As the US government continues to focus on compliance issues related to cryptocurrencies, it is reasonable to expect that other agencies, including the IRS, will follow the SEC and begin accessing and monitoring entire cryptocurrency blockchain ledgers through a full node. A move like this would make it much easier for the IRS to match cryptocurrency activity with the information reported on an income tax return.

3. FinCEN Requires Certain Cryptocurrency Businesses to Record Customer Data and File Reports

On May 9, 2019, FinCEN issued guidance intended to help businesses that deal with cryptocurrencies and address obligations as money service businesses under the Bank Secrecy Act. FinCEN collects and analyzes data about financial transactions to combat domestic and international money laundering, terrorist financing, and other financial crimes. FinCEN’s guidance makes clear that cryptocurrency businesses that constitute a “money services business” must create and maintain an Anti-Money Laundering program and recordkeeping about its customers and, when appropriate, file suspicious activity reports and currency transaction reports. 

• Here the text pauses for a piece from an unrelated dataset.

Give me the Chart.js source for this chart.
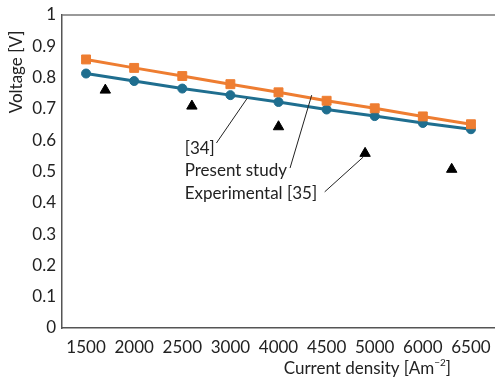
<!DOCTYPE html>
<html>
<head>
<meta charset="utf-8">
<script src="https://cdn.jsdelivr.net/npm/chart.js@4"></script>
<style>
html,body{margin:0;padding:0;background:#fff;}
#wrap{width:495px;height:381px;position:relative;}
</style>
</head>
<body>
<div id="wrap"><canvas id="c" width="495" height="381"></canvas></div>
<script>
// ---- data ----
const categories = ['1500','2000','2500','3000','4000','4500','5000','6000','6500'];
const presentStudy = [0.858,0.831,0.805,0.779,0.753,0.726,0.702,0.676,0.651];
const ref34 = [0.813,0.789,0.765,0.744,0.722,0.698,0.677,0.655,0.635];
const expPosition = [0.4,2.2,4.0,5.8,7.6];
const experimental35 = [0.760,0.709,0.643,0.558,0.507];
const yTicks = [0,0.1,0.2,0.3,0.4,0.5,0.6,0.7,0.8,0.9,1];
const annotations = [
  {text:'[34]', x:2.05, y:0.575, from:[2.71,0.591], to:[3.35,0.734]},
  {text:'Present study', x:2.05, y:0.502, from:[4.24,0.511], to:[4.69,0.744]},
  {text:'Experimental [35]', x:2.05, y:0.431, from:[4.96,0.435], to:[5.76,0.546]}
];

const FONT = 'Lato';
const FS = 17;
const ORANGE = '#EE7D31';
const BLUE = '#1F6E8F';

const toPts = (xs, ys) => ys.map((v,i)=>({x:xs[i], y:v}));
const idx = categories.map((_,i)=>i);

const decor = {
  id:'decor',
  afterDraw(chart){
    const {ctx, chartArea:a, scales:{x,y}} = chart;
    ctx.save();
    // top border
    ctx.strokeStyle = '#777';
    ctx.lineWidth = 1.5;
    ctx.beginPath();
    ctx.moveTo(a.left, a.top); ctx.lineTo(a.right, a.top);
    ctx.stroke();
    // annotations
    ctx.fillStyle = '#222';
    ctx.font = FS + 'px ' + FONT;
    ctx.textBaseline = 'middle';
    ctx.textAlign = 'left';
    ctx.strokeStyle = '#222';
    ctx.lineWidth = 1;
    annotations.forEach(an=>{
      ctx.fillText(an.text, x.getPixelForValue(an.x), y.getPixelForValue(an.y));
      ctx.beginPath();
      ctx.moveTo(x.getPixelForValue(an.from[0]), y.getPixelForValue(an.from[1]));
      ctx.lineTo(x.getPixelForValue(an.to[0]), y.getPixelForValue(an.to[1]));
      ctx.stroke();
    });
    // y title
    ctx.save();
    ctx.translate(17, 72);
    ctx.rotate(-Math.PI/2);
    ctx.textAlign = 'center';
    ctx.fillText('Voltage [V]', 0, 0);
    ctx.restore();
    // x title
    const main = 'Current density [Am';
    const sup = '\u22122';
    const end = ']';
    ctx.font = FS + 'px ' + FONT;
    const w1 = ctx.measureText(main).width;
    const w3 = ctx.measureText(end).width;
    ctx.font = '10px ' + FONT;
    const w2 = ctx.measureText(sup).width;
    const right = 451;
    let sx = right - (w1 + w2 + w3);
    const ty = 369;
    ctx.font = FS + 'px ' + FONT;
    ctx.fillText(main, sx, ty);
    ctx.font = '10px ' + FONT;
    ctx.fillText(sup, sx + w1, ty - 6);
    ctx.font = FS + 'px ' + FONT;
    ctx.fillText(end, sx + w1 + w2, ty);
    ctx.restore();
  }
};

new Chart(document.getElementById('c'), {
  type:'line',
  data:{
    datasets:[
      {label:'Present study', data:toPts(idx, presentStudy), borderColor:ORANGE, backgroundColor:ORANGE,
       borderWidth:3, pointStyle:'rect', pointRadius:6.3, pointHoverRadius:6.3, pointBorderWidth:1, order:1},
      {label:'[34]', data:toPts(idx, ref34), borderColor:BLUE, backgroundColor:BLUE,
       borderWidth:3, pointStyle:'circle', pointRadius:4.5, pointHoverRadius:4.5, pointBorderWidth:1, order:2},
      {label:'Experimental [35]', data:toPts(expPosition, experimental35), showLine:false,
       borderColor:'#000', backgroundColor:'#000', pointStyle:'triangle', pointRadius:6, pointHoverRadius:6, pointBorderWidth:1, order:0}
    ]
  },
  options:{
    responsive:false,
    animation:false,
    devicePixelRatio:1,
    layout:{autoPadding:false, padding:{top:15, right:0, left:0, bottom:0}},
    plugins:{legend:{display:false}, tooltip:{enabled:false}},
    scales:{
      x:{
        type:'linear', min:-0.5, max:8.5,
        afterBuildTicks(s){ s.ticks = idx.map(v=>({value:v})); },
        afterFit(s){ s.height = 53; s.paddingLeft = 0; s.paddingRight = 0; },
        ticks:{callback:(v)=>categories[v] ?? '', color:'#222', font:{family:FONT, size:FS}, padding:9, maxRotation:0, autoSkip:false},
        grid:{display:false, drawTicks:false},
        border:{color:'#555', width:1.5}
      },
      y:{
        min:0, max:1,
        afterBuildTicks(s){ s.ticks = yTicks.map(v=>({value:v})); },
        afterFit(s){ s.width = 62; s.paddingTop = 0; s.paddingBottom = 0; },
        ticks:{callback:(v)=>String(+v.toFixed(1)), color:'#222', font:{family:FONT, size:FS}, padding:6},
        grid:{display:false, drawTicks:false},
        border:{color:'#555', width:1.5}
      }
    }
  },
  plugins:[decor]
});
</script>
</body>
</html>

What Should Owners of Cryptocurrency Do?

Taxpayers who own or have disposed of cryptocurrency, especially those who receive one of the educational letters from the IRS, need to consider whether they have any reporting or tax obligations stemming from their cryptocurrency. IRS Commissioner Chuck Rettig, warns that “[t]axpayers should take these letters very seriously by reviewing their tax filing and when appropriate, amend[ing] past returns and pay[ing] back taxes, interest, and penalties. The IRS is expanding [its] efforts involving virtual currency, including increased use of data analytics … [and is] focused on enforcing that law and helping taxpayers fully understand and meet their obligations.” If a taxpayer receives one of the “educational letters,” they should immediately contact their US tax advisor who will be able to assist them in determining how best to move forward.

Taxpayers who own or have disposed of cryptocurrency but do not receive one of the IRS letters are still advised to carefully evaluate their transactions and holdings to determine whether or not they have been fully compliant with their tax and reporting obligations. In light of the recent activity of the US tax, securities and financial crimes regulators, it is becoming increasingly clear that the US government is intent on monitoring and regulating cryptocurrency transactions. It is not prudent to consider cryptocurrency transactions to be anonymous, and a delay in addressing any noncompliance with tax and reporting obligations visà-vis the IRS may limit one’s options or exacerbate the issue.